■ Task requirements
Please write the listing below out again exactly, leaving every picture behind.

※ ※ ※

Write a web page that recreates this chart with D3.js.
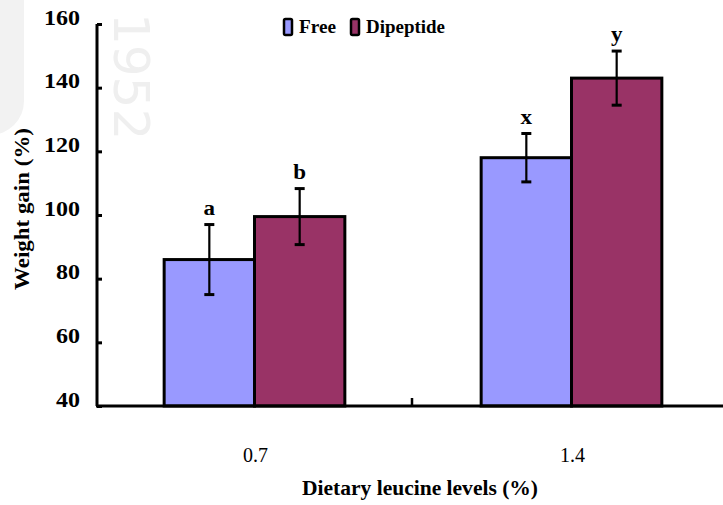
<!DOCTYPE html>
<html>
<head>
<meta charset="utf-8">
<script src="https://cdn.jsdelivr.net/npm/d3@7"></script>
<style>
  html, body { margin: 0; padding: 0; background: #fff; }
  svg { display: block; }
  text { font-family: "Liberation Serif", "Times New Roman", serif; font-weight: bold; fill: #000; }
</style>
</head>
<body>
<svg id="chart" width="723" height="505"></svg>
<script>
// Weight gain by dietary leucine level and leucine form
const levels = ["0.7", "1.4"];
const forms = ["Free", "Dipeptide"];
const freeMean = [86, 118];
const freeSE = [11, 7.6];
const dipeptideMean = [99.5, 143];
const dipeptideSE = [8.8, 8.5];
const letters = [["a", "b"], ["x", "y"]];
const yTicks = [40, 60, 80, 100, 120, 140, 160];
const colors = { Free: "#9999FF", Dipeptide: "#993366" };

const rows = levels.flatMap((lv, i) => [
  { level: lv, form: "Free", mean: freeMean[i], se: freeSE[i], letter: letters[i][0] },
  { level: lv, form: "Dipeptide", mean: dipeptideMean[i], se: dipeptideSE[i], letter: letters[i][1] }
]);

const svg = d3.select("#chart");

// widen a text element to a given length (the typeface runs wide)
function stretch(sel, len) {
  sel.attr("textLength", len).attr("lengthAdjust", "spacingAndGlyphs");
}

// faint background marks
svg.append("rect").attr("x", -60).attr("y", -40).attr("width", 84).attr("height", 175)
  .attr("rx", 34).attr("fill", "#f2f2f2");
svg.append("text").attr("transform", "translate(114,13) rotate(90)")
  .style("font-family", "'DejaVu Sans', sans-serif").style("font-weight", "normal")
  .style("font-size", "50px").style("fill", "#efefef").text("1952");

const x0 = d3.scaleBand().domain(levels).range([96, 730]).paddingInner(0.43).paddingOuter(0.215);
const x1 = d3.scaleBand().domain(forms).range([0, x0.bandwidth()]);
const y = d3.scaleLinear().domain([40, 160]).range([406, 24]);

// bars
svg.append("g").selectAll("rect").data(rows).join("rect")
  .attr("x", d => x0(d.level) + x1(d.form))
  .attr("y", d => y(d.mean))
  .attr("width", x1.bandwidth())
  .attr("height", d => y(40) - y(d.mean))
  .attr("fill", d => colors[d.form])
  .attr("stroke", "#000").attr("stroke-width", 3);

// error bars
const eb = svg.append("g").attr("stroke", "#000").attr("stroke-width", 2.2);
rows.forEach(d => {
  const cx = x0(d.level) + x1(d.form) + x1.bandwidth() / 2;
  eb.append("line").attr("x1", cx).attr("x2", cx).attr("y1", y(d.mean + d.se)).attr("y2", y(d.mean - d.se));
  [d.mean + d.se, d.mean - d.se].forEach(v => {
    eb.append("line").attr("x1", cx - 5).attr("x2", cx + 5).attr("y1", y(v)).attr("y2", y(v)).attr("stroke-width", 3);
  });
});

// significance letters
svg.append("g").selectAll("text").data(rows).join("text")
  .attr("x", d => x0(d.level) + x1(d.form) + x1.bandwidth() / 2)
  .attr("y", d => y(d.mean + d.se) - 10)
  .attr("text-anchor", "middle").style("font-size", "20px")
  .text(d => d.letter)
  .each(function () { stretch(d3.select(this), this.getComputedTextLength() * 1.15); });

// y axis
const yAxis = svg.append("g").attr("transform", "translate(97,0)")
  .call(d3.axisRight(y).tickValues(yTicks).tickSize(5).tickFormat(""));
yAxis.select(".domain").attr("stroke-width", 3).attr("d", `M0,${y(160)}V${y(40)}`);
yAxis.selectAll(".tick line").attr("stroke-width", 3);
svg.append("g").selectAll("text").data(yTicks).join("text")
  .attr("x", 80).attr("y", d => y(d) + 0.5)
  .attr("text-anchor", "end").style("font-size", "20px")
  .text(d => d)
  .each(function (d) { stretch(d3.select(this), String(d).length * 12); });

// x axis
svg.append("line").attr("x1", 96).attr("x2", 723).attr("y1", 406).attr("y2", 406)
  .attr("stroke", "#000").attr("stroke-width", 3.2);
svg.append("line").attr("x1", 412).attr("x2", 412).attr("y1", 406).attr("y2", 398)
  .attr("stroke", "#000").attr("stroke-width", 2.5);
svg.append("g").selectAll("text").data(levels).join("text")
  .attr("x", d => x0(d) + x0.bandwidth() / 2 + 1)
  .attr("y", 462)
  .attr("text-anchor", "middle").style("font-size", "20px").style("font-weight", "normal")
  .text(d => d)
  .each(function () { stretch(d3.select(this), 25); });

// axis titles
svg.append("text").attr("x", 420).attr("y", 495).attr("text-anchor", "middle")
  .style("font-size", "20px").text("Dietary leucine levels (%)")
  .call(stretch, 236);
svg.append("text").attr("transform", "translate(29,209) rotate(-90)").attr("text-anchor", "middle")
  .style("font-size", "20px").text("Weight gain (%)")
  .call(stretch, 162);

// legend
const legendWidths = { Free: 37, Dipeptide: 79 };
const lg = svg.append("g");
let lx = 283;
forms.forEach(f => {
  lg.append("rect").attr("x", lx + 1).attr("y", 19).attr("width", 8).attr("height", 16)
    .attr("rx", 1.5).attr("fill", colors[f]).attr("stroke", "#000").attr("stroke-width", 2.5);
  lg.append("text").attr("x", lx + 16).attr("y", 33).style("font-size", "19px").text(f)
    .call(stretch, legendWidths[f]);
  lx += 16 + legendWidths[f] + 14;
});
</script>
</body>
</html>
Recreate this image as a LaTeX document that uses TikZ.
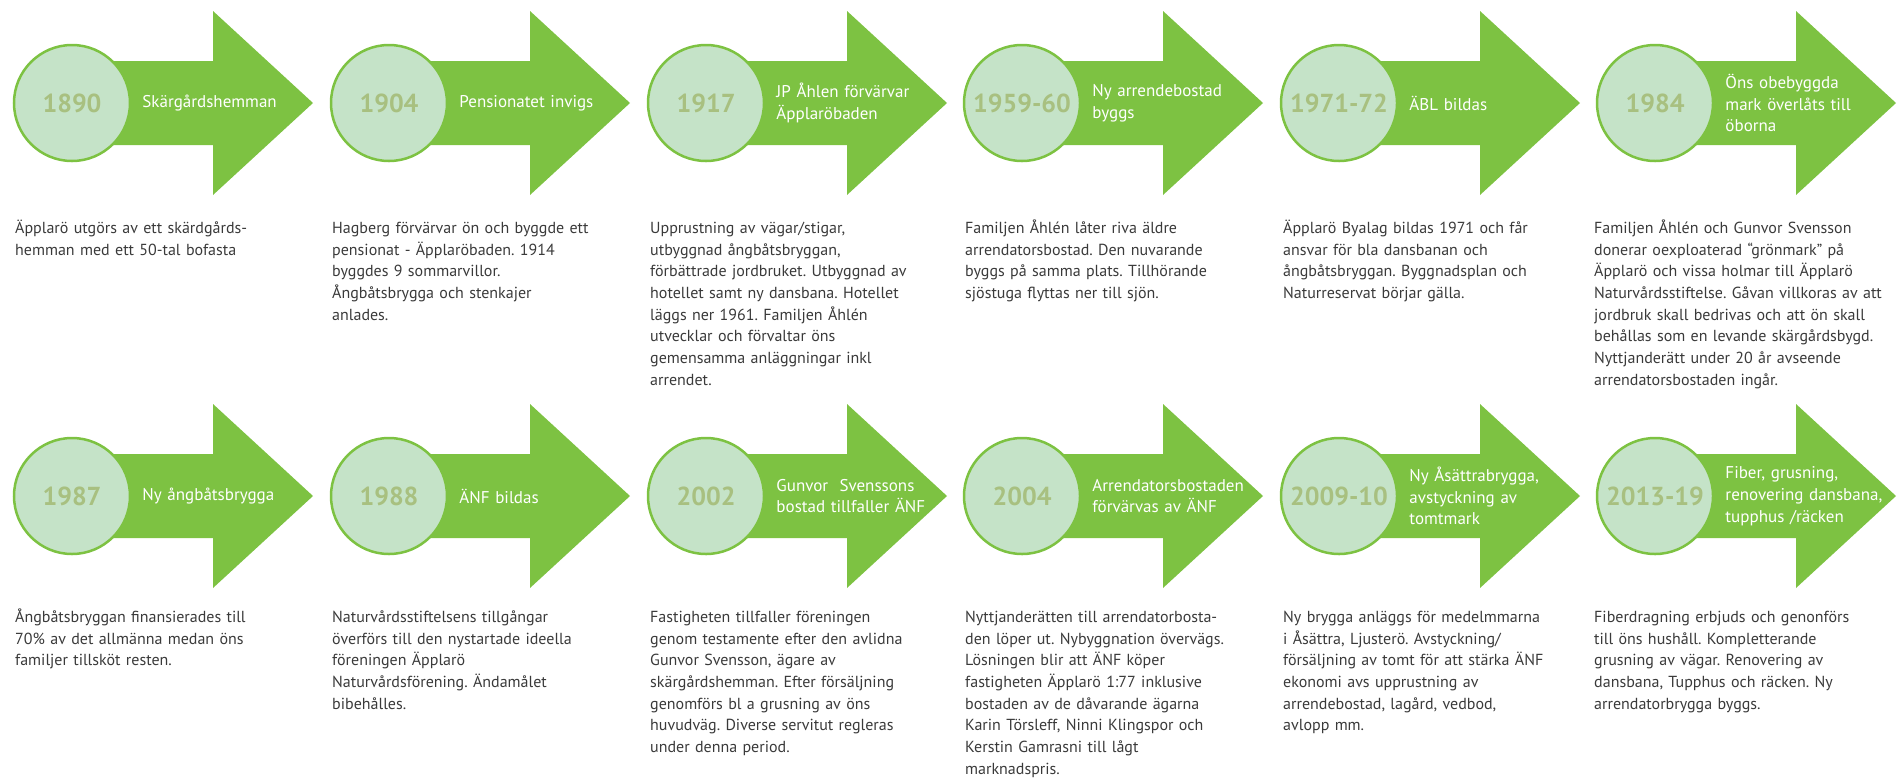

※ ※ ※

■ Answer in full
Write a web page that recreates this chart with D3.js.
<!DOCTYPE html>
<html>
<head>
<meta charset="utf-8">
<script src="https://cdn.jsdelivr.net/npm/d3@7"></script>
<style>
  html, body { margin: 0; padding: 0; background: #fff; }
  svg { display: block; }
  text { font-family: "Liberation Serif", "Times New Roman", serif; font-weight: bold; fill: #000; }
</style>
</head>
<body>
<svg id="chart" width="723" height="505"></svg>
<script>
// Weight gain by dietary leucine level and leucine form
const levels = ["0.7", "1.4"];
const forms = ["Free", "Dipeptide"];
const freeMean = [86, 118];
const freeSE = [11, 7.6];
const dipeptideMean = [99.5, 143];
const dipeptideSE = [8.8, 8.5];
const letters = [["a", "b"], ["x", "y"]];
const yTicks = [40, 60, 80, 100, 120, 140, 160];
const colors = { Free: "#9999FF", Dipeptide: "#993366" };

const rows = levels.flatMap((lv, i) => [
  { level: lv, form: "Free", mean: freeMean[i], se: freeSE[i], letter: letters[i][0] },
  { level: lv, form: "Dipeptide", mean: dipeptideMean[i], se: dipeptideSE[i], letter: letters[i][1] }
]);

const svg = d3.select("#chart");

// widen a text element to a given length (the typeface runs wide)
function stretch(sel, len) {
  sel.attr("textLength", len).attr("lengthAdjust", "spacingAndGlyphs");
}

// faint background marks
svg.append("rect").attr("x", -60).attr("y", -40).attr("width", 84).attr("height", 175)
  .attr("rx", 34).attr("fill", "#f2f2f2");
svg.append("text").attr("transform", "translate(114,13) rotate(90)")
  .style("font-family", "'DejaVu Sans', sans-serif").style("font-weight", "normal")
  .style("font-size", "50px").style("fill", "#efefef").text("1952");

const x0 = d3.scaleBand().domain(levels).range([96, 730]).paddingInner(0.43).paddingOuter(0.215);
const x1 = d3.scaleBand().domain(forms).range([0, x0.bandwidth()]);
const y = d3.scaleLinear().domain([40, 160]).range([406, 24]);

// bars
svg.append("g").selectAll("rect").data(rows).join("rect")
  .attr("x", d => x0(d.level) + x1(d.form))
  .attr("y", d => y(d.mean))
  .attr("width", x1.bandwidth())
  .attr("height", d => y(40) - y(d.mean))
  .attr("fill", d => colors[d.form])
  .attr("stroke", "#000").attr("stroke-width", 3);

// error bars
const eb = svg.append("g").attr("stroke", "#000").attr("stroke-width", 2.2);
rows.forEach(d => {
  const cx = x0(d.level) + x1(d.form) + x1.bandwidth() / 2;
  eb.append("line").attr("x1", cx).attr("x2", cx).attr("y1", y(d.mean + d.se)).attr("y2", y(d.mean - d.se));
  [d.mean + d.se, d.mean - d.se].forEach(v => {
    eb.append("line").attr("x1", cx - 5).attr("x2", cx + 5).attr("y1", y(v)).attr("y2", y(v)).attr("stroke-width", 3);
  });
});

// significance letters
svg.append("g").selectAll("text").data(rows).join("text")
  .attr("x", d => x0(d.level) + x1(d.form) + x1.bandwidth() / 2)
  .attr("y", d => y(d.mean + d.se) - 10)
  .attr("text-anchor", "middle").style("font-size", "20px")
  .text(d => d.letter)
  .each(function () { stretch(d3.select(this), this.getComputedTextLength() * 1.15); });

// y axis
const yAxis = svg.append("g").attr("transform", "translate(97,0)")
  .call(d3.axisRight(y).tickValues(yTicks).tickSize(5).tickFormat(""));
yAxis.select(".domain").attr("stroke-width", 3).attr("d", `M0,${y(160)}V${y(40)}`);
yAxis.selectAll(".tick line").attr("stroke-width", 3);
svg.append("g").selectAll("text").data(yTicks).join("text")
  .attr("x", 80).attr("y", d => y(d) + 0.5)
  .attr("text-anchor", "end").style("font-size", "20px")
  .text(d => d)
  .each(function (d) { stretch(d3.select(this), String(d).length * 12); });

// x axis
svg.append("line").attr("x1", 96).attr("x2", 723).attr("y1", 406).attr("y2", 406)
  .attr("stroke", "#000").attr("stroke-width", 3.2);
svg.append("line").attr("x1", 412).attr("x2", 412).attr("y1", 406).attr("y2", 398)
  .attr("stroke", "#000").attr("stroke-width", 2.5);
svg.append("g").selectAll("text").data(levels).join("text")
  .attr("x", d => x0(d) + x0.bandwidth() / 2 + 1)
  .attr("y", 462)
  .attr("text-anchor", "middle").style("font-size", "20px").style("font-weight", "normal")
  .text(d => d)
  .each(function () { stretch(d3.select(this), 25); });

// axis titles
svg.append("text").attr("x", 420).attr("y", 495).attr("text-anchor", "middle")
  .style("font-size", "20px").text("Dietary leucine levels (%)")
  .call(stretch, 236);
svg.append("text").attr("transform", "translate(29,209) rotate(-90)").attr("text-anchor", "middle")
  .style("font-size", "20px").text("Weight gain (%)")
  .call(stretch, 162);

// legend
const legendWidths = { Free: 37, Dipeptide: 79 };
const lg = svg.append("g");
let lx = 283;
forms.forEach(f => {
  lg.append("rect").attr("x", lx + 1).attr("y", 19).attr("width", 8).attr("height", 16)
    .attr("rx", 1.5).attr("fill", colors[f]).attr("stroke", "#000").attr("stroke-width", 2.5);
  lg.append("text").attr("x", lx + 16).attr("y", 33).style("font-size", "19px").text(f)
    .call(stretch, legendWidths[f]);
  lx += 16 + legendWidths[f] + 14;
});
</script>
</body>
</html>
Recreate this image as a LaTeX document that uses TikZ.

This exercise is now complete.